In Memoriam – Dr Frank Polack

July 24, 2008 by  

On July 15 2007 Dr. Frank Polack, our colleague and friend, passed away. Frank was born and raised in Lima, Peru, and received his MD degree in 1954 from San Marcos University. After his graduation he emigrated to the United States, where he did his internship and began a residency in Neuropsychiatry at Grasslands Hospital, Valhalla, NY, a subsidiary of New York University Medical School. In 1956 he was married by proxy, his brother standing in for him, to his childhood sweetheart, Patricia Garcia, then Secretary to American Ambassador to Peru, who soon joined him in New York.

 

His contact with Dr. Ramon Castroviejo, the world-renowned pioneer in corneal surgery, had persuaded him to change his career choice to ophthalmology, and in 1957, he began his training at Grasslands under Dr. AG ‘‘Gerry” Devoe, then Chair at NYU, who was also a pioneer in corneal surgery. On completion of his residency in 1960, he began an NIH Fellowship under Dr George Smelser at the Eye Institute at Columbia, where he remained for 7 years, during which time he published his groundbreaking studies on electron microscopy of the eye.

 

Frank joined the faculty at SUNY HSCB where he formed a close personal association with Dr. Donald Willard, with whom he founded the American Ophthalmic Microsurgery Study Club in 1980. In 1967, he left New York to join Dr Herbert Kaufman at the University of Florida, where he continued his clinical and research interests in the cornea, reaching the rank of professor, as well as appointments as adjunct professor in the departments of veterinary medicine and of anatomy.

 

It was in May 1975 at the PAAO Meeting in San Juan, Puerto Rico, that Frank organized a meeting of a group of former students and associates and colleagues of Dr Ramon Castroviejo and proposed to form a society devoted exclusively to the cornea, to be called the Castroviejo Society (renamed the Cornea Society in 2002).
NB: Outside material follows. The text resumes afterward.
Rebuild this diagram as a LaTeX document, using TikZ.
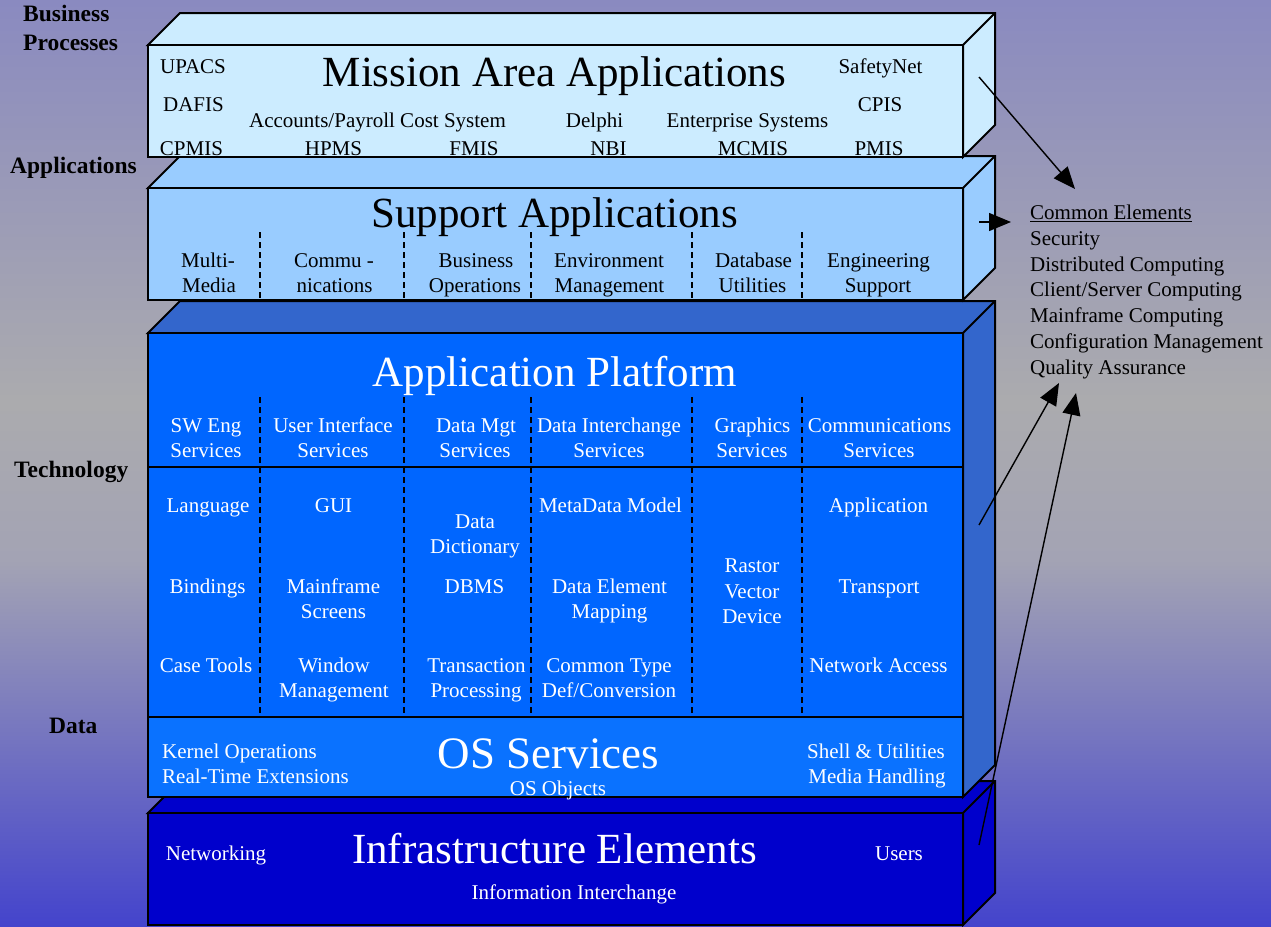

Frank, as principal architect of the society, was elected secretary-treasurer and the first meeting was held during the 1975 AAOO meeting in Dallas, TX. In 1978, Frank founded the journal Cornea, the official journal of the society and the first peer-reviewed journal devoted to the cornea. He remained its editor in chief until 1991.

 

Frank was a frequent lecturer at national and international meetings and courses. Over his career, he published 180 peer reviewed papers, 5 books, and 12 book chapters on electron microscopy, immunology and corneal transplantation, external disease, and microsurgery of the eye.

 

In 1980, he left full-time academic medicine and entered private practice in Gainesville. Pat continued to work closely with him in his office, on the journal, and on his continuing publications until his retirement in 2001. In 2005 he was awarded the World Congress Medal, the highest honor of the World Corneal Congress V sponsored by the Cornea Society, in recognition of his many clinical and scientific contributions to the subspecialty, and in particular for his seminal role in the founding of the Castroviejo Society, and the journal Cornea.

 

Frank is survived by his wife of 51 years, Patricia; 3 sons, Frank E., Peter, a specialist in cornea and refractive surgery, and William; and 4 grandsons.